Short task:
Can you set down, exactly as they appear below, the lines from the opening of the material through the one bearing "var font = 'Inter';", minus the pictures?

Material:

** Start **

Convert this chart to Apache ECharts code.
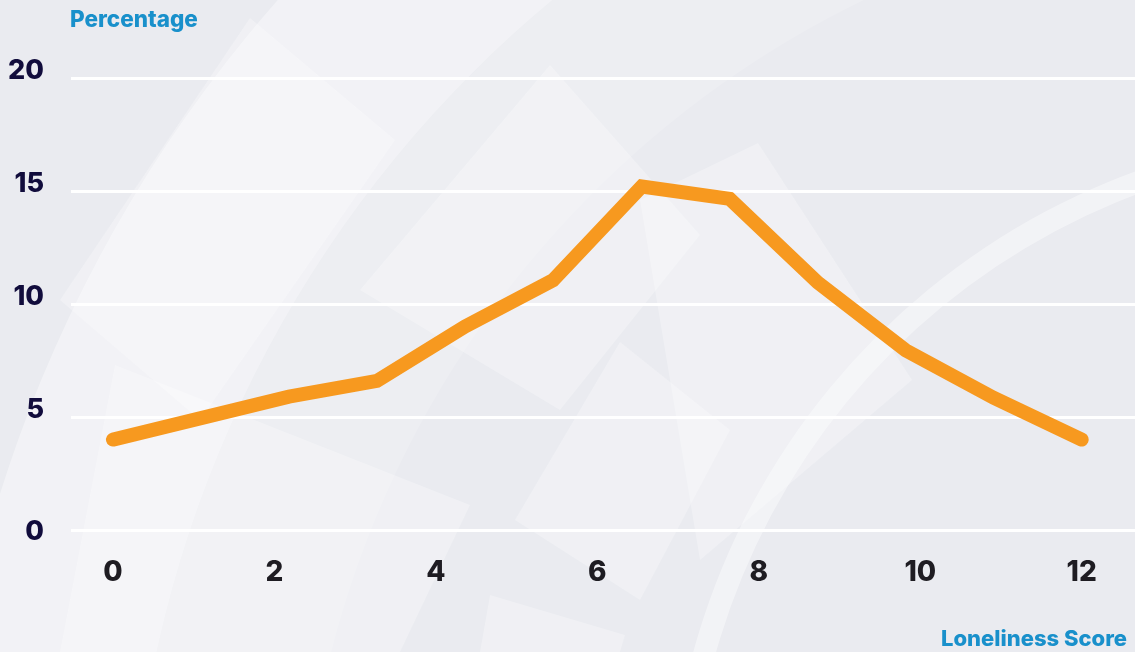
<!DOCTYPE html>
<html lang="en">
<head>
    <meta charset="UTF-8">
    <title>Loneliness Score</title>
    <script src="https://cdn.jsdelivr.net/npm/echarts@6/dist/echarts.min.js"></script>
    <style>
        html, body { margin: 0; padding: 0; background: #eaebf0; }
        #main { width: 1135px; height: 652px; }
    </style>
</head>
<body>
    <div id="main"></div>
    <script>
        // data
        var scores = [0, 1.09, 2.18, 3.27, 4.36, 5.45, 6.55, 7.64, 8.73, 9.82, 10.91, 12];
        var percentages = [4.0, 4.95, 5.9, 6.6, 9.0, 11.05, 15.2, 14.65, 10.95, 7.95, 5.85, 4.0];
        var xTicks = [0, 2, 4, 6, 8, 10, 12];
        var yTicks = [0, 5, 10, 15, 20];

        var points = [];
        for (let i = 0; i < scores.length; i++) {
            points.push([scores[i], percentages[i]]);
        }

        // light background decoration
        var soft = 'rgba(255,255,255,0.28)';
        var decor = [
            { type: 'ring', shape: { cx: 1300, cy: 900, r: 1362, r0: 1170 }, style: { fill: 'rgba(255,255,255,0.38)' } },
            { type: 'ring', shape: { cx: 1300, cy: 900, r: 1170, r0: 1000 }, style: { fill: 'rgba(255,255,255,0.15)' } },
            { type: 'ring', shape: { cx: 1380, cy: 840, r: 712, r0: 690 }, style: { fill: 'rgba(255,255,255,0.4)' } },
            { type: 'polygon', shape: { points: [[250, 18], [395, 140], [200, 420], [60, 300]] }, style: { fill: soft } },
            { type: 'polygon', shape: { points: [[550, 65], [700, 235], [560, 410], [360, 290]] }, style: { fill: soft } },
            { type: 'polygon', shape: { points: [[758, 143], [912, 380], [700, 560], [640, 200]] }, style: { fill: soft } },
            { type: 'polygon', shape: { points: [[115, 365], [470, 505], [400, 652], [60, 652]] }, style: { fill: soft } },
            { type: 'polygon', shape: { points: [[620, 342], [730, 430], [640, 600], [515, 520]] }, style: { fill: soft } },
            { type: 'polygon', shape: { points: [[490, 595], [625, 635], [620, 652], [480, 652]] }, style: { fill: soft } }
        ];
        decor.forEach(function (d) { d.z = -10; d.silent = true; });

        var mycharts = echarts.init(document.getElementById('main'));

        var font = 'Inter';

        var options = {
            backgroundColor: '#eaebf0',
            textStyle: { fontFamily: font },
            graphic: decor,
            title: [{
                text: 'Percentage',
                left: 65,
                top: 4,
                textStyle: { color: '#1990cb', fontSize: 22.5, fontWeight: 800, fontFamily: font }
            }, {
                text: 'Loneliness Score',
                right: 3,
                top: 623,
                textStyle: { color: '#1990cb', fontSize: 22, fontWeight: 800, fontFamily: font }
            }],
            grid: { left: 71, right: 0, top: 78, bottom: 122 },
            xAxis: {
                type: 'value',
                min: -0.52,
                max: 12.66,
                axisLine: { show: false },
                axisTick: { show: false },
                splitLine: { show: false },
                axisLabel: {
                    customValues: xTicks,
                    margin: 29,
                    color: '#1e1c22',
                    fontSize: 28,
                    fontWeight: 800,
                    fontFamily: font
                }
            },
            yAxis: {
                type: 'value',
                min: 0,
                max: 20,
                interval: 5,
                axisLine: { show: false },
                axisTick: { show: false },
                splitLine: { lineStyle: { color: '#ffffff', width: 3 } },
                axisLabel: {
                    customValues: yTicks,
                    margin: 27,
                    formatter: function (v) {
                        return v === 0 ? '{z|0}' : '{n|' + v + '}';
                    },
                    rich: {
                        n: { color: '#110c3c', fontSize: 27, fontWeight: 800, fontFamily: font, padding: [0, 0, 15, 0] },
                        z: { color: '#110c3c', fontSize: 27, fontWeight: 800, fontFamily: font, padding: [4, 0, 0, 0] }
                    }
                }
            },
            series: [{
                type: 'line',
                data: points,
                showSymbol: false,
                symbol: 'none',
                lineStyle: { color: '#f7991f', width: 14, cap: 'round', join: 'miter' },
                z: 5
            }]
        };

        mycharts.setOption(options);
    </script>
</body>
</html>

** End **

Written solution:
Convert this chart to Apache ECharts code.
<!DOCTYPE html>
<html lang="en">
<head>
    <meta charset="UTF-8">
    <title>Loneliness Score</title>
    <script src="https://cdn.jsdelivr.net/npm/echarts@6/dist/echarts.min.js"></script>
    <style>
        html, body { margin: 0; padding: 0; background: #eaebf0; }
        #main { width: 1135px; height: 652px; }
    </style>
</head>
<body>
    <div id="main"></div>
    <script>
        // data
        var scores = [0, 1.09, 2.18, 3.27, 4.36, 5.45, 6.55, 7.64, 8.73, 9.82, 10.91, 12];
        var percentages = [4.0, 4.95, 5.9, 6.6, 9.0, 11.05, 15.2, 14.65, 10.95, 7.95, 5.85, 4.0];
        var xTicks = [0, 2, 4, 6, 8, 10, 12];
        var yTicks = [0, 5, 10, 15, 20];

        var points = [];
        for (let i = 0; i < scores.length; i++) {
            points.push([scores[i], percentages[i]]);
        }

        // light background decoration
        var soft = 'rgba(255,255,255,0.28)';
        var decor = [
            { type: 'ring', shape: { cx: 1300, cy: 900, r: 1362, r0: 1170 }, style: { fill: 'rgba(255,255,255,0.38)' } },
            { type: 'ring', shape: { cx: 1300, cy: 900, r: 1170, r0: 1000 }, style: { fill: 'rgba(255,255,255,0.15)' } },
            { type: 'ring', shape: { cx: 1380, cy: 840, r: 712, r0: 690 }, style: { fill: 'rgba(255,255,255,0.4)' } },
            { type: 'polygon', shape: { points: [[250, 18], [395, 140], [200, 420], [60, 300]] }, style: { fill: soft } },
            { type: 'polygon', shape: { points: [[550, 65], [700, 235], [560, 410], [360, 290]] }, style: { fill: soft } },
            { type: 'polygon', shape: { points: [[758, 143], [912, 380], [700, 560], [640, 200]] }, style: { fill: soft } },
            { type: 'polygon', shape: { points: [[115, 365], [470, 505], [400, 652], [60, 652]] }, style: { fill: soft } },
            { type: 'polygon', shape: { points: [[620, 342], [730, 430], [640, 600], [515, 520]] }, style: { fill: soft } },
            { type: 'polygon', shape: { points: [[490, 595], [625, 635], [620, 652], [480, 652]] }, style: { fill: soft } }
        ];
        decor.forEach(function (d) { d.z = -10; d.silent = true; });

        var mycharts = echarts.init(document.getElementById('main'));

        var font = 'Inter';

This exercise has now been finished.